AN irate customer’s £200,000 “windfall” from a court action against the Royal Bank of Scotland has been snatched away from him by appeal judges.
• Nigel Matheson said RBS withdrew extension to company overdraft then “unilaterally” withdrew it
• RBS was ordered to pay £200,000 after Mr Matheson was granted a decree
The restraunteur had sued the bank in a long-standing dispute, and because of “oversights” by the bank and its lawyers, the action was was not defended and a decree was granted in his favour.
RBS tried to have the decree set aside but a judge, Lord Glennie, ruled last year that it should stand. Yesterday, however, three appeal judges in the Court of Session in Edinbugh said justice demanded that the case be put back on track and the bank be given a chance to present a defence to Mr Matheson’s claim.
Mr Matheson described it as a “sad day for justice” and said he intended to increase the damages he was seeking to £900,000.

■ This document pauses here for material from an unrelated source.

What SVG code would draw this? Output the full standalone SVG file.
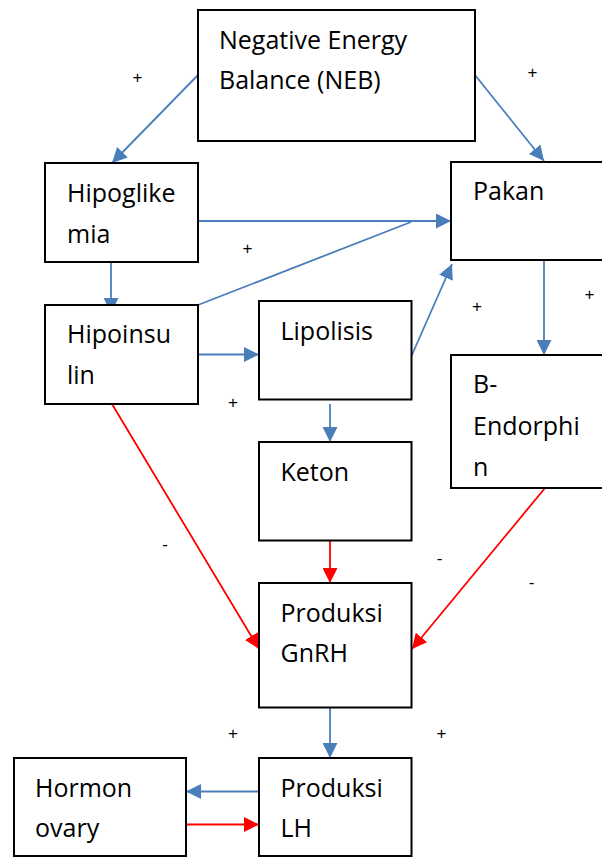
<svg xmlns="http://www.w3.org/2000/svg" width="602" height="857" viewBox="0 0 602 857">
<defs>
<style>
.box{fill:#fff;stroke:#000;stroke-width:2}
.t{font-family:"Open Sans","Liberation Sans",sans-serif;font-size:25px;fill:#000}
.s{font-family:"Liberation Sans",Arial,sans-serif;font-size:17px;fill:#000}
.b{stroke:#4A7EBB;stroke-width:1.8;fill:none}
.r{stroke:#FF0000;stroke-width:1.8;fill:none}
</style>
<marker id="ab" markerUnits="userSpaceOnUse" markerWidth="15" markerHeight="15" refX="15" refY="7.5" orient="auto"><path d="M0,0 L15,7.5 L0,15 z" fill="#4A7EBB"/></marker>
<marker id="ar" markerUnits="userSpaceOnUse" markerWidth="15" markerHeight="15" refX="15" refY="7.5" orient="auto"><path d="M0,0 L15,7.5 L0,15 z" fill="#FF0000"/></marker>
</defs>
<rect width="602" height="857" fill="#fff"/>
<g id="connectors">
<line class="b" x1="198" y1="75" x2="112" y2="163" marker-end="url(#ab)"/>
<line class="b" x1="475" y1="75" x2="544" y2="161" marker-end="url(#ab)"/>
<line class="b" x1="198" y1="221" x2="451" y2="221" marker-end="url(#ab)"/>
<line class="b" x1="198" y1="305" x2="411" y2="222"/>
<line class="b" x1="111" y1="262" x2="111" y2="313" marker-end="url(#ab)"/>
<line class="b" x1="544" y1="260" x2="544" y2="355" marker-end="url(#ab)"/>
<line class="b" x1="411.5" y1="356" x2="452" y2="264" marker-end="url(#ab)"/>
<line class="b" x1="198" y1="354.5" x2="259" y2="354.5" marker-end="url(#ab)"/>
<line class="b" x1="330" y1="404" x2="330" y2="442" marker-end="url(#ab)"/>
<line class="r" x1="112" y1="404" x2="259" y2="649" marker-end="url(#ar)"/>
<line class="r" x1="330" y1="541" x2="330" y2="583" marker-end="url(#ar)"/>
<line class="r" x1="545" y1="488" x2="412" y2="649" marker-end="url(#ar)"/>
<line class="b" x1="330" y1="708" x2="330" y2="758" marker-end="url(#ab)"/>
<line class="b" x1="259" y1="791.5" x2="186" y2="791.5" marker-end="url(#ab)"/>
<line class="r" x1="186" y1="824.5" x2="259" y2="824.5" marker-end="url(#ar)"/>
</g>
<g id="neb"><rect class="box" x="198" y="10" width="277" height="131"/><text class="t" x="219" y="49">Negative Energy</text><text class="t" x="219" y="89">Balance (NEB)</text></g>
<g id="hipoglikemia"><rect class="box" x="45" y="163" width="153" height="99"/><text class="t" x="67" y="202">Hipoglike</text><text class="t" x="67" y="243">mia</text></g>
<g id="pakan"><rect class="box" x="451" y="162" width="160" height="98"/><text class="t" x="473" y="200">Pakan</text></g>
<g id="hipoinsulin"><rect class="box" x="45" y="305" width="153" height="99"/><text class="t" x="67" y="343">Hipoinsu</text><text class="t" x="67" y="384">lin</text></g>
<g id="lipolisis"><rect class="box" x="259" y="301" width="152.5" height="98.5"/><text class="t" x="280.5" y="340">Lipolisis</text></g>
<g id="b-endorphin"><rect class="box" x="451" y="355" width="160" height="133"/><text class="t" x="473" y="393">B-</text><text class="t" x="473" y="435">Endorphi</text><text class="t" x="473" y="476">n</text></g>
<g id="keton"><rect class="box" x="259" y="442" width="152.5" height="98.5"/><text class="t" x="280.5" y="481">Keton</text></g>
<g id="gnrh"><rect class="box" x="259" y="583" width="152.5" height="124.5"/><text class="t" x="280.5" y="622">Produksi</text><text class="t" x="280.5" y="662">GnRH</text></g>
<g id="lh"><rect class="box" x="259" y="758" width="152.5" height="98"/><text class="t" x="280.5" y="797">Produksi</text><text class="t" x="280.5" y="837">LH</text></g>
<g id="hormon-ovary"><rect class="box" x="14" y="758" width="172" height="98"/><text class="t" x="35" y="797">Hormon</text><text class="t" x="35" y="837">ovary</text></g>
<g id="signs">
<text class="s" x="137.5" y="83" text-anchor="middle">+</text>
<text class="s" x="532.5" y="78" text-anchor="middle">+</text>
<text class="s" x="247.5" y="254" text-anchor="middle">+</text>
<text class="s" x="477" y="312" text-anchor="middle">+</text>
<text class="s" x="589.5" y="300" text-anchor="middle">+</text>
<text class="s" x="233" y="408" text-anchor="middle">+</text>
<text class="s" x="165" y="550" text-anchor="middle">-</text>
<text class="s" x="439.5" y="564" text-anchor="middle">-</text>
<text class="s" x="531.5" y="588" text-anchor="middle">-</text>
<text class="s" x="233" y="739" text-anchor="middle">+</text>
<text class="s" x="441.5" y="739" text-anchor="middle">+</text>
</g>
</svg>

“I can’t do anything about the judgment. We now go back to court and start all over again. I’ll cite Fred Goodwin, Gordon Pell, Benny Higgins and the lot of them,” he said.
“I think Lord Glennie is a judge who is in touch with the nauseous standards we have to put up with these days in banking, and he can identify the rot and is brave enough to say so. It is a very sad day for someone like myself who follows the rules of court to the letter. I feel Lord Glennie has been overridden by the establishment.”

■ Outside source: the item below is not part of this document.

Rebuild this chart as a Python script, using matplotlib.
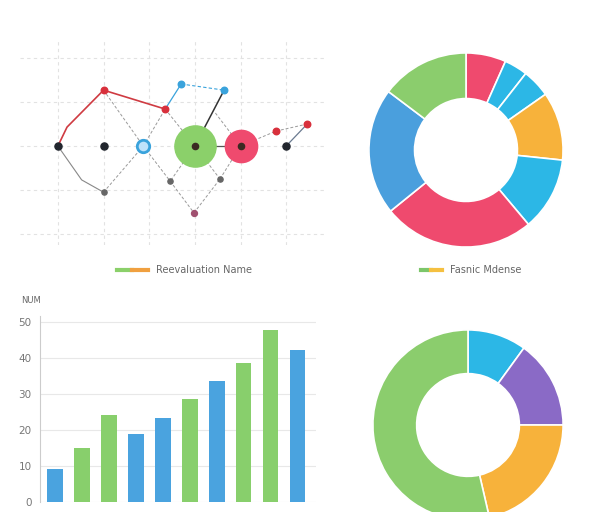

Mr Matheson runs a bed and breakfast at Ballachallan, Cambusmore, Perthshire. He also used to have The Conservatory
restaurant. He claims that in 2005 RBS granted a £5,000 extension to his company’s overdraft but then unilaterally withdrew it.
As a result, he alleges, the business suffered and he was caused psychiatric injury.

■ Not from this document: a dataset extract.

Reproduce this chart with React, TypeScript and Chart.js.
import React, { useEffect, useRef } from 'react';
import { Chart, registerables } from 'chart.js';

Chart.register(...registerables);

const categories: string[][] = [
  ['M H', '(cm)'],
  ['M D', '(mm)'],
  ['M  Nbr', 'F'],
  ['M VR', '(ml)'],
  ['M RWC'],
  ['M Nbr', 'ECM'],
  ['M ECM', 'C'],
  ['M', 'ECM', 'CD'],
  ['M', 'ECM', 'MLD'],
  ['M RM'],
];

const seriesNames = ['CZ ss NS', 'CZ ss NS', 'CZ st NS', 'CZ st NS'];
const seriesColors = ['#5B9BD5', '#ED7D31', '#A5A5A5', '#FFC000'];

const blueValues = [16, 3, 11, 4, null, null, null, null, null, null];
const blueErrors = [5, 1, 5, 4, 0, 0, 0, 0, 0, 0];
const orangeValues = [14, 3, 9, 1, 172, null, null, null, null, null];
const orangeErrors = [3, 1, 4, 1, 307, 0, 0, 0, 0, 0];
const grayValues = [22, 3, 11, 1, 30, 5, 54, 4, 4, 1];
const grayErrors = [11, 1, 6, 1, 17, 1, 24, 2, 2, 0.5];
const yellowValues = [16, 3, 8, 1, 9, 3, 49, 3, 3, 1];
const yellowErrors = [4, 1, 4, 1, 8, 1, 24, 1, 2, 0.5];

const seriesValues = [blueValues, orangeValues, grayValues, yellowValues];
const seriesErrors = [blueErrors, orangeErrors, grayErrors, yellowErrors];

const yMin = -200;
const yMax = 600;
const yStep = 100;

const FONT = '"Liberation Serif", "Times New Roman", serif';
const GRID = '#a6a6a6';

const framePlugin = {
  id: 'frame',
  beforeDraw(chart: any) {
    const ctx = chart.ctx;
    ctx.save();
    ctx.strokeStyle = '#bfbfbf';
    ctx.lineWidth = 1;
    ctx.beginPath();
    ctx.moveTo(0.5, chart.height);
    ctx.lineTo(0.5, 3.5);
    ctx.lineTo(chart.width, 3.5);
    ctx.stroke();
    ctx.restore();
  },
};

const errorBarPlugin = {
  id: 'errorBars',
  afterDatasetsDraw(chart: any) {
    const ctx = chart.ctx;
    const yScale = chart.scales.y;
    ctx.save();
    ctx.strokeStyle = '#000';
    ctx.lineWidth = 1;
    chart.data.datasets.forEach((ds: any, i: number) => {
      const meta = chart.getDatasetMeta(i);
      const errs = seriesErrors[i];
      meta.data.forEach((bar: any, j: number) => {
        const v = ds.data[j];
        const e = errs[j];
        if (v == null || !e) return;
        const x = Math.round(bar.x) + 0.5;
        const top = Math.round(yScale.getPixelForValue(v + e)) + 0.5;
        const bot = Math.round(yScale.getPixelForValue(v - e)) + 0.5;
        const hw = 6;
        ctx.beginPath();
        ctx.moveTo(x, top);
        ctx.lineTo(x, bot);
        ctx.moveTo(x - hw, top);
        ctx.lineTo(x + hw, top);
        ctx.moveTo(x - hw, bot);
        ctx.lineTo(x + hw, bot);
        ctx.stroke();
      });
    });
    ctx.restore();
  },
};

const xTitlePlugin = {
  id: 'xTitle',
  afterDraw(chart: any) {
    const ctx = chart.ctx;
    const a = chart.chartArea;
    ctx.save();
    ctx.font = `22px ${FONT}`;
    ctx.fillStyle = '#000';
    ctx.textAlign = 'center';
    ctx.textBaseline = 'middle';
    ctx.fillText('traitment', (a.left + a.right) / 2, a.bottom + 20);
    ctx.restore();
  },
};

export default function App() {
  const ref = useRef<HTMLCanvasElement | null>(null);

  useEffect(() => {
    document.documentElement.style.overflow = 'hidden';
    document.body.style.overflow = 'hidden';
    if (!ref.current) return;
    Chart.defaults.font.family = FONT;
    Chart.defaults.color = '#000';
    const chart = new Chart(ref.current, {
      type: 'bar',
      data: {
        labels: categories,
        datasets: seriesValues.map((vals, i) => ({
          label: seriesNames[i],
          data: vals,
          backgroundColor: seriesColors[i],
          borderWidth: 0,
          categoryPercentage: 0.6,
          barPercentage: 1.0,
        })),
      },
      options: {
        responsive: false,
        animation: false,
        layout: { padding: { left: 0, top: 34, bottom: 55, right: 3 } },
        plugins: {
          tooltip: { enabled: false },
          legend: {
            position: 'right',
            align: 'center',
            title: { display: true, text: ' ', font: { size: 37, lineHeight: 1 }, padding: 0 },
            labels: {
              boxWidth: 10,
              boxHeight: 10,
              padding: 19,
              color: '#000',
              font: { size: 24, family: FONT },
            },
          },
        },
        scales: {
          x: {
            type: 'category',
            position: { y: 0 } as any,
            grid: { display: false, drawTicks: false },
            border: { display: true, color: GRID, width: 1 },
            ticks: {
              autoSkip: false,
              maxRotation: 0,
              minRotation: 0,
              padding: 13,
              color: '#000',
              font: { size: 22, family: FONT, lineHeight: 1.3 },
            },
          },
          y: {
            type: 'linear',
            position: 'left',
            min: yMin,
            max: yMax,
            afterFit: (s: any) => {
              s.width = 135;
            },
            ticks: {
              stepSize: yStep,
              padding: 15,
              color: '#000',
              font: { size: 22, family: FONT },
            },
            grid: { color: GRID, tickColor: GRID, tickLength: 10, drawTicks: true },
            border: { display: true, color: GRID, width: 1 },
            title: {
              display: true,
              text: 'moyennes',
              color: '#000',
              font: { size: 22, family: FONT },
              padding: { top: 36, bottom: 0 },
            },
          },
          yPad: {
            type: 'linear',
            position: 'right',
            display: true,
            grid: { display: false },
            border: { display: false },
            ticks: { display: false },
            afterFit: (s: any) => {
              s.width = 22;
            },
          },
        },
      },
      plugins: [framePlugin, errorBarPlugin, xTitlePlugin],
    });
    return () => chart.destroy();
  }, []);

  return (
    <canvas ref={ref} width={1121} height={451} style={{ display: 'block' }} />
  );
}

In 2008, Mr Matheson raised an action in Perth Sheriff Court, seeking £200,000 damages for his hurt. The bank has lodged defences and the case is continuing.
In 2010, he also served a Court of Session summons on RBS, asking for £200,000 damages for the business. At that stage, he had solicitors, but they later withdrew from acting for him.
As a party litigant, Mr Matheson lodged the summons for “calling” - a crucial procedural step in litigation which should trigger action by the other side - and it was published on the Court of Session’s calling list. However, there was no response from RBS, and Mr Matheson was granted a decree in absence.
RBS subsequently learned of the decree and immediately raised the current case to have it “reduced” - declared null and void. It said it had a defence to the action.
Lord Glennie refused. He said decrees were not normally set aside where they had been granted due to the failures of a party or his lawyers to comply with court procedures. The exceptional case involved mitigating circumstances - where “the error is to some extent excusable” - but he did not believe this was such a case.
At the appeal, RBS said Lord Glennie had failed to give proper weight to the fact that, if the decree were not to be wiped out, Mr Matheson “would obtain a substantial and wholly unjustified windfall.”
Lord Philip, sitting with Lords Eassie and Mackay, said they clearly had to consider the “series of errors and omissions” by the bank’s lawyers, McGrigors, for which there was “little real excuse.” However, it was a case in which a substantial defence had been put forward, and decree had been allowed to pass against the bank without investigation of it.
“That, in our view, is the overriding consideration,” he added.
One option would have been an action by RBS against McGrigors, but the judges did not think it would be the best solution.
“We incline to the view...that justice would be better served by allowing the issue between the parties to be determined in the orignal action. As a result, we consider that justice requires that decree of reduction be pronounced,” said Lord Philip.